To be done
Beginning with the first line, set down every line through the one containing "Institutional Performance Monitoring</text>", exactly as it appears, but not the pictures.

───── Data segment

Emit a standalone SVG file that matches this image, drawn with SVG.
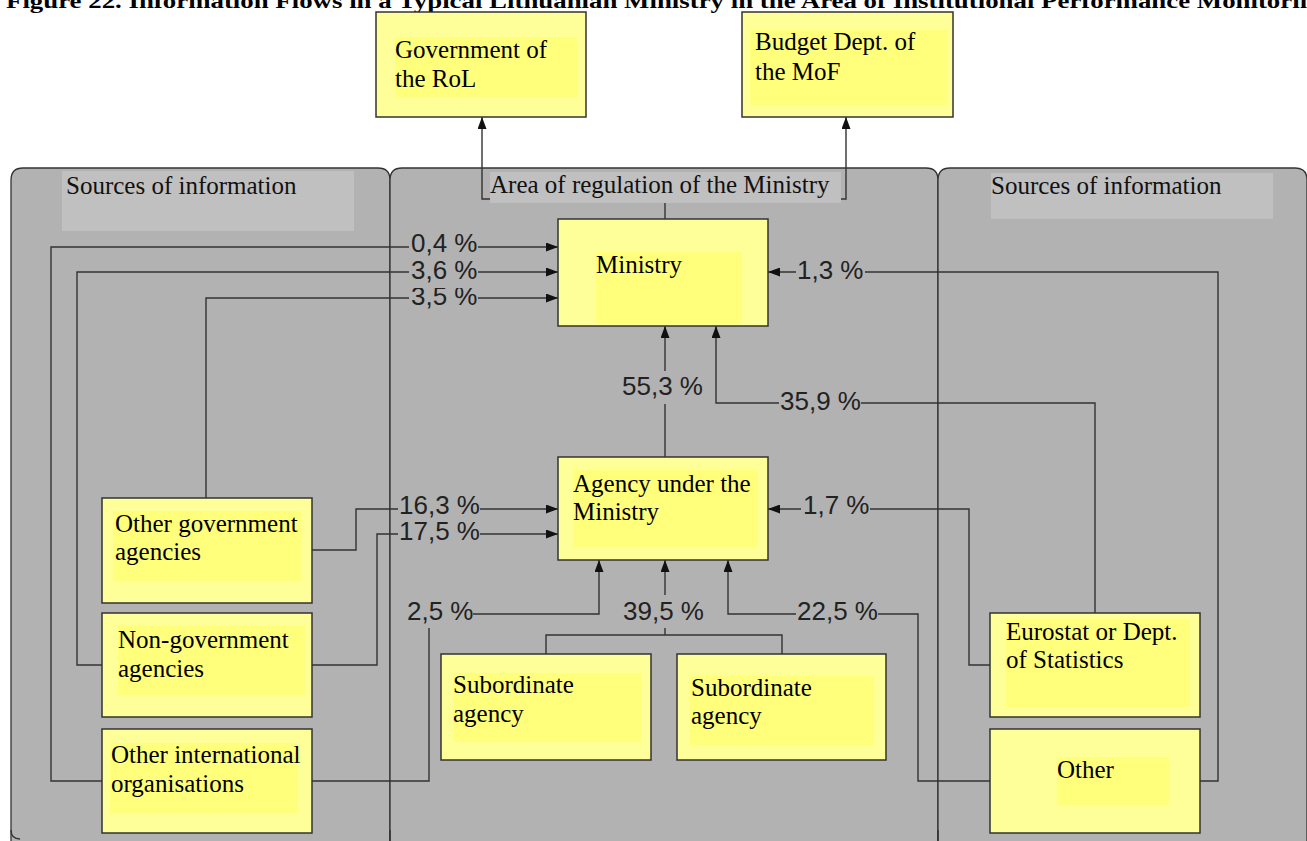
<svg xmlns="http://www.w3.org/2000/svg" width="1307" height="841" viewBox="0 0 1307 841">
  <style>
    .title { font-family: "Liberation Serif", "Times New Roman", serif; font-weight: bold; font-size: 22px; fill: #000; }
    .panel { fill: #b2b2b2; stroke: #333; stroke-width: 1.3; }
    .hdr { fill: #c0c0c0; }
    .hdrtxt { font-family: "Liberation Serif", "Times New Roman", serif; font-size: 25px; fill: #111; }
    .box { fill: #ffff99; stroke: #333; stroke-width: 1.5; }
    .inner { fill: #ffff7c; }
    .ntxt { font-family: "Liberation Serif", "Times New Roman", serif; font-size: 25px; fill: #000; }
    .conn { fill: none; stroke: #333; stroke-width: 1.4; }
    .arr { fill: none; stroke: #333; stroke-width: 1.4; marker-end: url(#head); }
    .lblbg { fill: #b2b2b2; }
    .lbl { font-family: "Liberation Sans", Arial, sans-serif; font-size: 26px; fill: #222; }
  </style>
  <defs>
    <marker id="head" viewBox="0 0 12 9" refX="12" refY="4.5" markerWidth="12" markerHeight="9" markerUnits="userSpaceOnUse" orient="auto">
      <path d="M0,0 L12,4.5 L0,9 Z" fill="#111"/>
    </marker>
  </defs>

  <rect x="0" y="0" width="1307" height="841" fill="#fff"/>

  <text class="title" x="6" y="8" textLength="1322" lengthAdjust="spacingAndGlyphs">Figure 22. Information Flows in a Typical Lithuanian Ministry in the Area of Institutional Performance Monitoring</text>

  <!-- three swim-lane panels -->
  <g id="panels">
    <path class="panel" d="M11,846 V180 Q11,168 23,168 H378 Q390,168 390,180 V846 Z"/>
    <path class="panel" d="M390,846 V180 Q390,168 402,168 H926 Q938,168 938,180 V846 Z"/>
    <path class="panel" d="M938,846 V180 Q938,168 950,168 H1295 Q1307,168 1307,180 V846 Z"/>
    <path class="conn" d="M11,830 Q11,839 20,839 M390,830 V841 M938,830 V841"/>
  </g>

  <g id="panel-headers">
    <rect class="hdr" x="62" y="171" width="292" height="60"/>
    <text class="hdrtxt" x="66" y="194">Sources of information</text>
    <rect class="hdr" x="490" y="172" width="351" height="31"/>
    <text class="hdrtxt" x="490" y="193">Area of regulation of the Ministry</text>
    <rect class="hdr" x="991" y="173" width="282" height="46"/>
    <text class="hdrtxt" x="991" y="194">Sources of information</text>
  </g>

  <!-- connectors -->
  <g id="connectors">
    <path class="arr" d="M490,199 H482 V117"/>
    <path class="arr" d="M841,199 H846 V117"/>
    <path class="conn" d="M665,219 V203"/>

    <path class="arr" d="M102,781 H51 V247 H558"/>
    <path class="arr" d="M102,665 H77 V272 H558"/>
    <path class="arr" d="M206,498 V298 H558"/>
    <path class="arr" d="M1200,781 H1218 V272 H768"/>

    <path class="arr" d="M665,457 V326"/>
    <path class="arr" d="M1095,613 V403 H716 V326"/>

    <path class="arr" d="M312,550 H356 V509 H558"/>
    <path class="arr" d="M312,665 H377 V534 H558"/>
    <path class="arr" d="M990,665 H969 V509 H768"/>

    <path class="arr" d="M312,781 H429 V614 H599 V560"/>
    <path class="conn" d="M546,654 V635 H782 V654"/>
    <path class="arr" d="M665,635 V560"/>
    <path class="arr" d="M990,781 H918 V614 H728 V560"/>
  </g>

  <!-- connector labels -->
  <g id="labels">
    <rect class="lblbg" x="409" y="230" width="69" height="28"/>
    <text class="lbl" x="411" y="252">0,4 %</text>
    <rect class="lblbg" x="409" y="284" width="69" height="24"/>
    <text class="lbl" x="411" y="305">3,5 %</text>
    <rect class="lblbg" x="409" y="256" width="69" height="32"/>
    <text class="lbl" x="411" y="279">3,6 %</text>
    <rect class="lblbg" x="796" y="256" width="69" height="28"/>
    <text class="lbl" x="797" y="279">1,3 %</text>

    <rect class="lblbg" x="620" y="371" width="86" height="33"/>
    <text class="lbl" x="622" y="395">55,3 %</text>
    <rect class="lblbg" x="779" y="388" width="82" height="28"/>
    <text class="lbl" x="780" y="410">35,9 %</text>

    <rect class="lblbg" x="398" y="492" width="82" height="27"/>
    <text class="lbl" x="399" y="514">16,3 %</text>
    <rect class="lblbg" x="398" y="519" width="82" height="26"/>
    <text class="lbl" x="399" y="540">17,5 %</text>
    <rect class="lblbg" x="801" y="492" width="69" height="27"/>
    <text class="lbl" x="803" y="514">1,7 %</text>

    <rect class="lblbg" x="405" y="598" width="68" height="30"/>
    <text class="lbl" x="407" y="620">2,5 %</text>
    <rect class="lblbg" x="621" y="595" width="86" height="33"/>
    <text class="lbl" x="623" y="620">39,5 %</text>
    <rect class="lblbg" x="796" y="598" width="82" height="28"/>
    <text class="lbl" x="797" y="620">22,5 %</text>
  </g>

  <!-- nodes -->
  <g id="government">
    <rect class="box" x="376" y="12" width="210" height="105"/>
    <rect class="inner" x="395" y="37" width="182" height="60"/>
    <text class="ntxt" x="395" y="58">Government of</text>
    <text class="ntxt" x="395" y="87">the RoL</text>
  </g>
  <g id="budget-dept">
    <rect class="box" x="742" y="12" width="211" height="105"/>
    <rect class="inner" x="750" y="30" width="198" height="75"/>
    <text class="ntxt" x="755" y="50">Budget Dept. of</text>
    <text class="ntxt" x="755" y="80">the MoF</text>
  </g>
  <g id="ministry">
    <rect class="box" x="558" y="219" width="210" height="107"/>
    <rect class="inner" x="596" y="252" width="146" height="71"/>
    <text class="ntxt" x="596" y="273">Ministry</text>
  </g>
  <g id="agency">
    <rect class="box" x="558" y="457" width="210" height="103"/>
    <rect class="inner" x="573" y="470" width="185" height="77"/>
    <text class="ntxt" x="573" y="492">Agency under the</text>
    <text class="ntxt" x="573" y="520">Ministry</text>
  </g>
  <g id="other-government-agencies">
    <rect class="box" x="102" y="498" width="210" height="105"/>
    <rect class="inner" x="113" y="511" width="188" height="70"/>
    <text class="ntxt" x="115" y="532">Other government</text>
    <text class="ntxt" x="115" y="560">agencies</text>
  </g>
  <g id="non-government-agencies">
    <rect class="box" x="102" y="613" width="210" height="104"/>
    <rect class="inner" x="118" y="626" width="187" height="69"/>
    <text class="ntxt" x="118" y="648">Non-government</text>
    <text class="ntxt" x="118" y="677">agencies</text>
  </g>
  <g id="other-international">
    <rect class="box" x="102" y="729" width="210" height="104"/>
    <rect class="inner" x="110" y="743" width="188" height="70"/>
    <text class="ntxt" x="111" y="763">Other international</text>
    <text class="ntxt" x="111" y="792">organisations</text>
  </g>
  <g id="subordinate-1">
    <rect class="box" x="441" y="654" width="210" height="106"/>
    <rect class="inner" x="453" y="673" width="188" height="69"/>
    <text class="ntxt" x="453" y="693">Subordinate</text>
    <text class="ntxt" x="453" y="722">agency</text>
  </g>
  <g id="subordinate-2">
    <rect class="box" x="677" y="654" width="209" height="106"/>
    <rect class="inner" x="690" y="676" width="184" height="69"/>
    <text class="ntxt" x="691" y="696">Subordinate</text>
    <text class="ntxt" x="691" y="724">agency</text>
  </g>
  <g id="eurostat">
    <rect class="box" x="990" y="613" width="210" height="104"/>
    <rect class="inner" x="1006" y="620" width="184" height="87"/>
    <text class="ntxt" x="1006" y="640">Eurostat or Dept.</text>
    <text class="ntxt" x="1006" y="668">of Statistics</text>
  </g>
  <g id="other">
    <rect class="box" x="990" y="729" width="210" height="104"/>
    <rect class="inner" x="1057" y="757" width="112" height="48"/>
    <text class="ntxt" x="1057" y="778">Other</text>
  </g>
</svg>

──────────

Full response
Emit a standalone SVG file that matches this image, drawn with SVG.
<svg xmlns="http://www.w3.org/2000/svg" width="1307" height="841" viewBox="0 0 1307 841">
  <style>
    .title { font-family: "Liberation Serif", "Times New Roman", serif; font-weight: bold; font-size: 22px; fill: #000; }
    .panel { fill: #b2b2b2; stroke: #333; stroke-width: 1.3; }
    .hdr { fill: #c0c0c0; }
    .hdrtxt { font-family: "Liberation Serif", "Times New Roman", serif; font-size: 25px; fill: #111; }
    .box { fill: #ffff99; stroke: #333; stroke-width: 1.5; }
    .inner { fill: #ffff7c; }
    .ntxt { font-family: "Liberation Serif", "Times New Roman", serif; font-size: 25px; fill: #000; }
    .conn { fill: none; stroke: #333; stroke-width: 1.4; }
    .arr { fill: none; stroke: #333; stroke-width: 1.4; marker-end: url(#head); }
    .lblbg { fill: #b2b2b2; }
    .lbl { font-family: "Liberation Sans", Arial, sans-serif; font-size: 26px; fill: #222; }
  </style>
  <defs>
    <marker id="head" viewBox="0 0 12 9" refX="12" refY="4.5" markerWidth="12" markerHeight="9" markerUnits="userSpaceOnUse" orient="auto">
      <path d="M0,0 L12,4.5 L0,9 Z" fill="#111"/>
    </marker>
  </defs>

  <rect x="0" y="0" width="1307" height="841" fill="#fff"/>

  <text class="title" x="6" y="8" textLength="1322" lengthAdjust="spacingAndGlyphs">Figure 22. Information Flows in a Typical Lithuanian Ministry in the Area of Institutional Performance Monitoring</text>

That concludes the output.